■ **Raw data**:
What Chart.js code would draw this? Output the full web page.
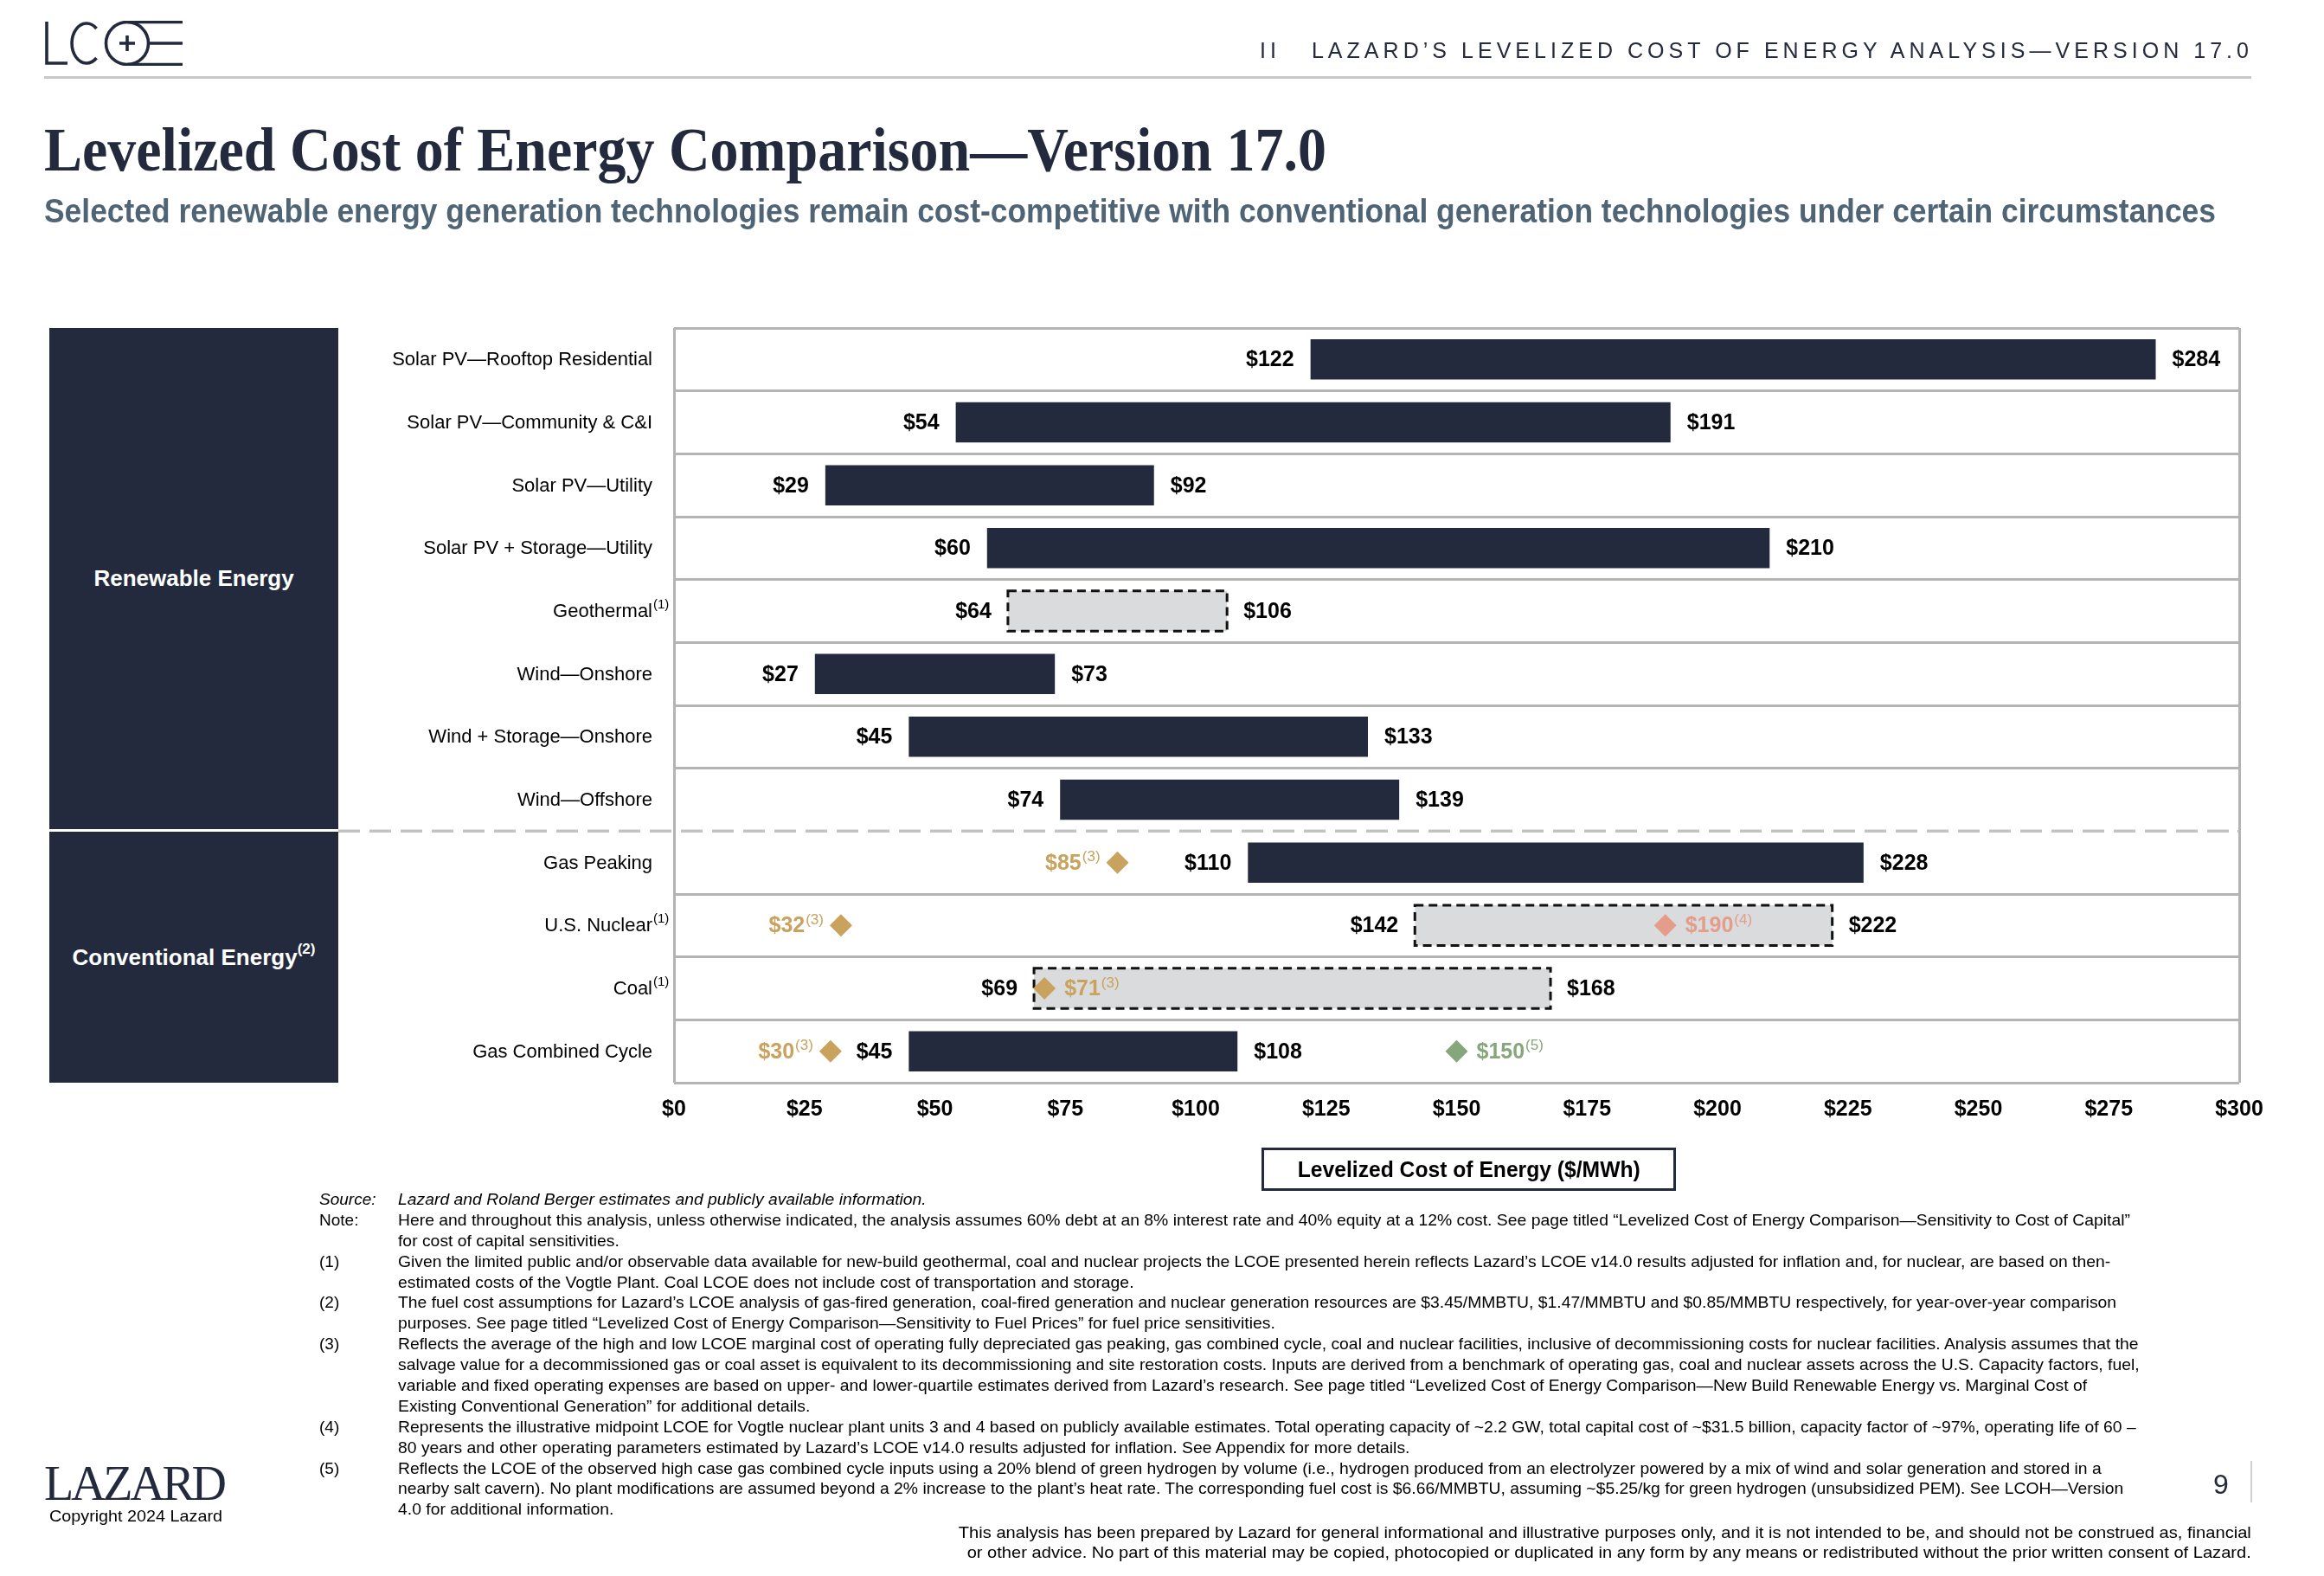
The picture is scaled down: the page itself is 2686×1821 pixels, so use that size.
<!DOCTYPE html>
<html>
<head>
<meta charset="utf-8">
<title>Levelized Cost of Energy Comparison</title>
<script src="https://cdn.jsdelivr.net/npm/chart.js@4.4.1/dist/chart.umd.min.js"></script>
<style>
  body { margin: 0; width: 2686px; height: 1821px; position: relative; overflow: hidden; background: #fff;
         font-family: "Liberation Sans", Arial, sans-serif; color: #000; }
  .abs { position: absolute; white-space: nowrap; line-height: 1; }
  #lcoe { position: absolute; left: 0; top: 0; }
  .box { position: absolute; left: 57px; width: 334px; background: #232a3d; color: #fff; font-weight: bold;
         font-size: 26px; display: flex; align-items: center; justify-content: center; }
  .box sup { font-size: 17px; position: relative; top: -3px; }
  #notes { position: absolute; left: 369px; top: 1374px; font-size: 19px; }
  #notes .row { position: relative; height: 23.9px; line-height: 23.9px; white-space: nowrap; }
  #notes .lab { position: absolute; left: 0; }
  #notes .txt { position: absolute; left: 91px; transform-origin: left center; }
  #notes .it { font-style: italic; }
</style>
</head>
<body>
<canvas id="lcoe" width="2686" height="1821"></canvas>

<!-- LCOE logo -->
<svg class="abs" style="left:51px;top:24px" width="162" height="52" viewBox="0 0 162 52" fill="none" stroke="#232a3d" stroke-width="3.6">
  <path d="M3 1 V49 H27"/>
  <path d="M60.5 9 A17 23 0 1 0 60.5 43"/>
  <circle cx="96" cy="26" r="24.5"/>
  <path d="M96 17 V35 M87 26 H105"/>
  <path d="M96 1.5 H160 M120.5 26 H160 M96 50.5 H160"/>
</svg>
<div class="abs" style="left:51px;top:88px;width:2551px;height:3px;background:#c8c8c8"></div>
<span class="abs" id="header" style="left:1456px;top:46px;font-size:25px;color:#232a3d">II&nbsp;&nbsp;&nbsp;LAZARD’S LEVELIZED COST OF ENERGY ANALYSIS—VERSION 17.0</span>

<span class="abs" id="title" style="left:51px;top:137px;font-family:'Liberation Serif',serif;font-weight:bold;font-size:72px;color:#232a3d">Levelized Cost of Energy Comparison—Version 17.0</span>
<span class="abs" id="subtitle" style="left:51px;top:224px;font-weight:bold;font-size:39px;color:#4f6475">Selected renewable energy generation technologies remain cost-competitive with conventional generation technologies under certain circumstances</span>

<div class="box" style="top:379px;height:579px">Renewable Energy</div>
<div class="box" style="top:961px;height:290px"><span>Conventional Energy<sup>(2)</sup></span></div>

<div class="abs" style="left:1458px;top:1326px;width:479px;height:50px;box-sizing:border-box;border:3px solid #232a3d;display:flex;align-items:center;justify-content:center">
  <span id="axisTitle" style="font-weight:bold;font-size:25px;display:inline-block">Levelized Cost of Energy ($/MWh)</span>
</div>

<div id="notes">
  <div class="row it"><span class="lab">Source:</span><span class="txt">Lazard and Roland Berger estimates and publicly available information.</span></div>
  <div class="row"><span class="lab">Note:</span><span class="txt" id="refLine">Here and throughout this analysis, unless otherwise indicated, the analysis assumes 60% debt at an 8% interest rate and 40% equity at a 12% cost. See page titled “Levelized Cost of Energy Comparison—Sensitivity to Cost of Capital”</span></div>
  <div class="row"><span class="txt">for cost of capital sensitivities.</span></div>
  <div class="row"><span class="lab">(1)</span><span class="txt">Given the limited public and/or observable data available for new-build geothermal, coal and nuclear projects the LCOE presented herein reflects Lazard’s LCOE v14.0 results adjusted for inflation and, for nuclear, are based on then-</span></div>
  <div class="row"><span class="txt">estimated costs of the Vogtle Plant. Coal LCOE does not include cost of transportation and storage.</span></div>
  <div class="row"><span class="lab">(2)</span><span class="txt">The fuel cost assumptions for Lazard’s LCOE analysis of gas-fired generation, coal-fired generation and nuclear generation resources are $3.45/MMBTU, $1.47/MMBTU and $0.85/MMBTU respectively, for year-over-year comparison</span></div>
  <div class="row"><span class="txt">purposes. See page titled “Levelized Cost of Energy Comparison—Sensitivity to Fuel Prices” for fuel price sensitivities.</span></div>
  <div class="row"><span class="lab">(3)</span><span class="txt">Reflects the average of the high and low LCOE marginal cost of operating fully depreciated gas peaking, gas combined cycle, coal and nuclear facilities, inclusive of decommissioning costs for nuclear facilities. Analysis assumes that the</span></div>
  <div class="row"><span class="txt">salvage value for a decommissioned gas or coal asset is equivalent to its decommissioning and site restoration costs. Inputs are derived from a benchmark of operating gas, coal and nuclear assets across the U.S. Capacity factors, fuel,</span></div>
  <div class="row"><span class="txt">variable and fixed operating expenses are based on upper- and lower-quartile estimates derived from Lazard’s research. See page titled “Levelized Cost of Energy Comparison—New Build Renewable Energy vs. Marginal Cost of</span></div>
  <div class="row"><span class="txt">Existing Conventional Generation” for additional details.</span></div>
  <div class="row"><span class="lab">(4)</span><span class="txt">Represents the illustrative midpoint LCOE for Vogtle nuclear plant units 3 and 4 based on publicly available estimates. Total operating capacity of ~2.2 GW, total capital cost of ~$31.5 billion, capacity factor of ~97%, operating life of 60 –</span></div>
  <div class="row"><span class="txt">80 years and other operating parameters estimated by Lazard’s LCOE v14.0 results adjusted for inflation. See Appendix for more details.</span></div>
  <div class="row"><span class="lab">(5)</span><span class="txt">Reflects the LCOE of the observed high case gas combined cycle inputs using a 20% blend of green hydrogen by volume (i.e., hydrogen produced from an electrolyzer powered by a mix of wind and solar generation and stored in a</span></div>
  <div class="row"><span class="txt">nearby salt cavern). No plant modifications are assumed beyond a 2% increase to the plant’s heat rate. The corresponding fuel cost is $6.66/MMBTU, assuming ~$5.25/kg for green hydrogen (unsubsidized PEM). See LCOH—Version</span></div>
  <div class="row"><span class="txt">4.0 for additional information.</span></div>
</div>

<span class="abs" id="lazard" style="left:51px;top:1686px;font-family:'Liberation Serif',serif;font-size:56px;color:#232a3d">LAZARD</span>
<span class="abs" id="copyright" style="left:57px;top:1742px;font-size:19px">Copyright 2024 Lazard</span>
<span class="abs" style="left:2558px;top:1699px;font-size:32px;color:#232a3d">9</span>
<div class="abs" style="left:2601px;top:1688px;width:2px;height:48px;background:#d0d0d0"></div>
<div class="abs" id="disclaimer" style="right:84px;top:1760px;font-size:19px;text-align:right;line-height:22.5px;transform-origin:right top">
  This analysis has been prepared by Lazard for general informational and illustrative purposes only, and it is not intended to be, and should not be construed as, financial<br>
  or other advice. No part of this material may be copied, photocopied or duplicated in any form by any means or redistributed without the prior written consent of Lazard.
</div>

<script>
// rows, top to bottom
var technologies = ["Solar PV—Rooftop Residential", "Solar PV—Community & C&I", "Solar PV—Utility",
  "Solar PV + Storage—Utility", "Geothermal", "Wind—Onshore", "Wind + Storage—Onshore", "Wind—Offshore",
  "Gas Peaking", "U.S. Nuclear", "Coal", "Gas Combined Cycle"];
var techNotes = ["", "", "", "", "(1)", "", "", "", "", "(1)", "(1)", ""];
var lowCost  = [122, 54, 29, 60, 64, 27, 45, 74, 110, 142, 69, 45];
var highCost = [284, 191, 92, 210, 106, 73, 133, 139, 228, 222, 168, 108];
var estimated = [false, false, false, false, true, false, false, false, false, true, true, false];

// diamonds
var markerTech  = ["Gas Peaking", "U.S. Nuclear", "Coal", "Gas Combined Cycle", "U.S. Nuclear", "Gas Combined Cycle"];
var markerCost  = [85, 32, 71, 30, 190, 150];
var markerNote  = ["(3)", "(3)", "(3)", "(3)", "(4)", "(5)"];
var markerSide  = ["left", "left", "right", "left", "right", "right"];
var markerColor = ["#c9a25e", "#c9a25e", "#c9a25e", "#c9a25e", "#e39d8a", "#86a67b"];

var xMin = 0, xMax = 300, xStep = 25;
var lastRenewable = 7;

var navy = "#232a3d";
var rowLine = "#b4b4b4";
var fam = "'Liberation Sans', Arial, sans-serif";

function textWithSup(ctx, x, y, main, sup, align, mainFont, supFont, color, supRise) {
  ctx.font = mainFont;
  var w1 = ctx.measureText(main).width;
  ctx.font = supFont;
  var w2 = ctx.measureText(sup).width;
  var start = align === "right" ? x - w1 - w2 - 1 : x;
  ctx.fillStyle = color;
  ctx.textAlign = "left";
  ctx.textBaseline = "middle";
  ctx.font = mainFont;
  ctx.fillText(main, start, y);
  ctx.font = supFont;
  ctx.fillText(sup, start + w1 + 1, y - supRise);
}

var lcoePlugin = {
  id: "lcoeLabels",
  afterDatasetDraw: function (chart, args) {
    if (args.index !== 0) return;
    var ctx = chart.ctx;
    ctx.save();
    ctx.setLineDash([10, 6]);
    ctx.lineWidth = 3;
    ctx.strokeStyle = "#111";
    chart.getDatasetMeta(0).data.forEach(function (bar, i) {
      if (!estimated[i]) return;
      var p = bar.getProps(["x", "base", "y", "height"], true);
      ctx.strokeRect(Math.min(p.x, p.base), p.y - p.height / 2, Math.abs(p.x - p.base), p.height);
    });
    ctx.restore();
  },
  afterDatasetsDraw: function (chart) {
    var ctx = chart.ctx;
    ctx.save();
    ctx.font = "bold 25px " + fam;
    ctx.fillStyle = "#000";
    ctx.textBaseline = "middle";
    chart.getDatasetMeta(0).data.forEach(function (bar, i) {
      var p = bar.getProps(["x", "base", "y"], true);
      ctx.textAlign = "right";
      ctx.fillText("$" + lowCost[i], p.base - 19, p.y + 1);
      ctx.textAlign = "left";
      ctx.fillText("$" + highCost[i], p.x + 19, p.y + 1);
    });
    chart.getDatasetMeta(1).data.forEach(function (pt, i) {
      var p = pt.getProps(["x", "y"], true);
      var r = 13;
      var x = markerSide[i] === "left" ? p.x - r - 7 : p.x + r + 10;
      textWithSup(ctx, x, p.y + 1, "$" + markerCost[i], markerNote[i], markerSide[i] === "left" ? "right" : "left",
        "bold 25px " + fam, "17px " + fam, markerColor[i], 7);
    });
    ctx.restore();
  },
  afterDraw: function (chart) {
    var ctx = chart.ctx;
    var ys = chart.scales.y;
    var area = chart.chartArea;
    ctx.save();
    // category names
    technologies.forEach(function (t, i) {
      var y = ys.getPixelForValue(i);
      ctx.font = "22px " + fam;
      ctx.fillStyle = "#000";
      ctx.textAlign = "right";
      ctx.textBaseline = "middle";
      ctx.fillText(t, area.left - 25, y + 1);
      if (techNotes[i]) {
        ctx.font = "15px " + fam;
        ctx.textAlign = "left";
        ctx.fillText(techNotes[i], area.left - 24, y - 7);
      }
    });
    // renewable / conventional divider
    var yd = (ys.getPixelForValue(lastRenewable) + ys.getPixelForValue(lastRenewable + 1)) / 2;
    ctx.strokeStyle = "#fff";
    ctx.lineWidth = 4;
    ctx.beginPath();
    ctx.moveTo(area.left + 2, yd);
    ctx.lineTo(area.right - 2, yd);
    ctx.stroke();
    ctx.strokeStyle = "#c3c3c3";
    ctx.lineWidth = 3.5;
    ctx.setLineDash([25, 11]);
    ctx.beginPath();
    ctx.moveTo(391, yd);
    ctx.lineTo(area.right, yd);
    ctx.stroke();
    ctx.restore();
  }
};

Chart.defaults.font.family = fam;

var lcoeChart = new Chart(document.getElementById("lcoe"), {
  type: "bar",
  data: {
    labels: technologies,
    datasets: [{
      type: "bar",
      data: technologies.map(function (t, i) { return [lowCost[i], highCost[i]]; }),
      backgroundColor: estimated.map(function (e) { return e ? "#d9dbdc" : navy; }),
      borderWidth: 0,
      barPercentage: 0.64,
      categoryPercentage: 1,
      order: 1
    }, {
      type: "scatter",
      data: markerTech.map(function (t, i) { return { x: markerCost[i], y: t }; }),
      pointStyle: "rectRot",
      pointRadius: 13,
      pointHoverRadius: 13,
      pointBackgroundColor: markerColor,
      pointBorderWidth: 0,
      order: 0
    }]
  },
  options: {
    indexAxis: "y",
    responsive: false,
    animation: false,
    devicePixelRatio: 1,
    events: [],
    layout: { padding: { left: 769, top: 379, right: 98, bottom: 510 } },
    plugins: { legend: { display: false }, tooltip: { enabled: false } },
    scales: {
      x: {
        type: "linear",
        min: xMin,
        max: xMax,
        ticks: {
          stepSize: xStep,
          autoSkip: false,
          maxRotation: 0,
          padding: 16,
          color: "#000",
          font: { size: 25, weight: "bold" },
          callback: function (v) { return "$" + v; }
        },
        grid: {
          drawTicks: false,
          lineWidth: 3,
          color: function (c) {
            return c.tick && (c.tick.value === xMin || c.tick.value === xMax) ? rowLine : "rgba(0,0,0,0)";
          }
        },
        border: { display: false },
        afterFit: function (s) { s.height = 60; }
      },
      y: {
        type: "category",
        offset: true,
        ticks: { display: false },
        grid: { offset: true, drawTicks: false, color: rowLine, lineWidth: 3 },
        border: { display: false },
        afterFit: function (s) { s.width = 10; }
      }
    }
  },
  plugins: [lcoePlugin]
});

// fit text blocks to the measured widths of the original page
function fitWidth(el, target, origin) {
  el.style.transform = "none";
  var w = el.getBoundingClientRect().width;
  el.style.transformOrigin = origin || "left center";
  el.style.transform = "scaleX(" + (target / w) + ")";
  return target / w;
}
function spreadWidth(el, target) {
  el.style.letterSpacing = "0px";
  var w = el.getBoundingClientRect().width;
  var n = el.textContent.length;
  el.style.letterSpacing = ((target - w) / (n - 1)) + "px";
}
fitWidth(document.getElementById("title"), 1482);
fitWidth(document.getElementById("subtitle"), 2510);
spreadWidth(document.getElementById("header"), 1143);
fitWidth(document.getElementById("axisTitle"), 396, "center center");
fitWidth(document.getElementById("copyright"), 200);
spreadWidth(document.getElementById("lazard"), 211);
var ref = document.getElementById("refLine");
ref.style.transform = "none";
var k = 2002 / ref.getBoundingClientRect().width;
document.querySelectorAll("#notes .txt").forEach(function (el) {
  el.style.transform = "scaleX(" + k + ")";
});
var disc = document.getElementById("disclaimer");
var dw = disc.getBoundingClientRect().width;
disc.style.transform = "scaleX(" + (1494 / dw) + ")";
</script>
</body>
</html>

■ **Problem to solve**:
Starting at the top of the listing above, please restate word for word each line up to and including the one that holds "ENERGY ANALYSIS—VERSION 17.0</span>", omitting every image.

■ **Written solution**:
What Chart.js code would draw this? Output the full web page.
The picture is scaled down: the page itself is 2686×1821 pixels, so use that size.
<!DOCTYPE html>
<html>
<head>
<meta charset="utf-8">
<title>Levelized Cost of Energy Comparison</title>
<script src="https://cdn.jsdelivr.net/npm/chart.js@4.4.1/dist/chart.umd.min.js"></script>
<style>
  body { margin: 0; width: 2686px; height: 1821px; position: relative; overflow: hidden; background: #fff;
         font-family: "Liberation Sans", Arial, sans-serif; color: #000; }
  .abs { position: absolute; white-space: nowrap; line-height: 1; }
  #lcoe { position: absolute; left: 0; top: 0; }
  .box { position: absolute; left: 57px; width: 334px; background: #232a3d; color: #fff; font-weight: bold;
         font-size: 26px; display: flex; align-items: center; justify-content: center; }
  .box sup { font-size: 17px; position: relative; top: -3px; }
  #notes { position: absolute; left: 369px; top: 1374px; font-size: 19px; }
  #notes .row { position: relative; height: 23.9px; line-height: 23.9px; white-space: nowrap; }
  #notes .lab { position: absolute; left: 0; }
  #notes .txt { position: absolute; left: 91px; transform-origin: left center; }
  #notes .it { font-style: italic; }
</style>
</head>
<body>
<canvas id="lcoe" width="2686" height="1821"></canvas>

<!-- LCOE logo -->
<svg class="abs" style="left:51px;top:24px" width="162" height="52" viewBox="0 0 162 52" fill="none" stroke="#232a3d" stroke-width="3.6">
  <path d="M3 1 V49 H27"/>
  <path d="M60.5 9 A17 23 0 1 0 60.5 43"/>
  <circle cx="96" cy="26" r="24.5"/>
  <path d="M96 17 V35 M87 26 H105"/>
  <path d="M96 1.5 H160 M120.5 26 H160 M96 50.5 H160"/>
</svg>
<div class="abs" style="left:51px;top:88px;width:2551px;height:3px;background:#c8c8c8"></div>
<span class="abs" id="header" style="left:1456px;top:46px;font-size:25px;color:#232a3d">II&nbsp;&nbsp;&nbsp;LAZARD’S LEVELIZED COST OF ENERGY ANALYSIS—VERSION 17.0</span>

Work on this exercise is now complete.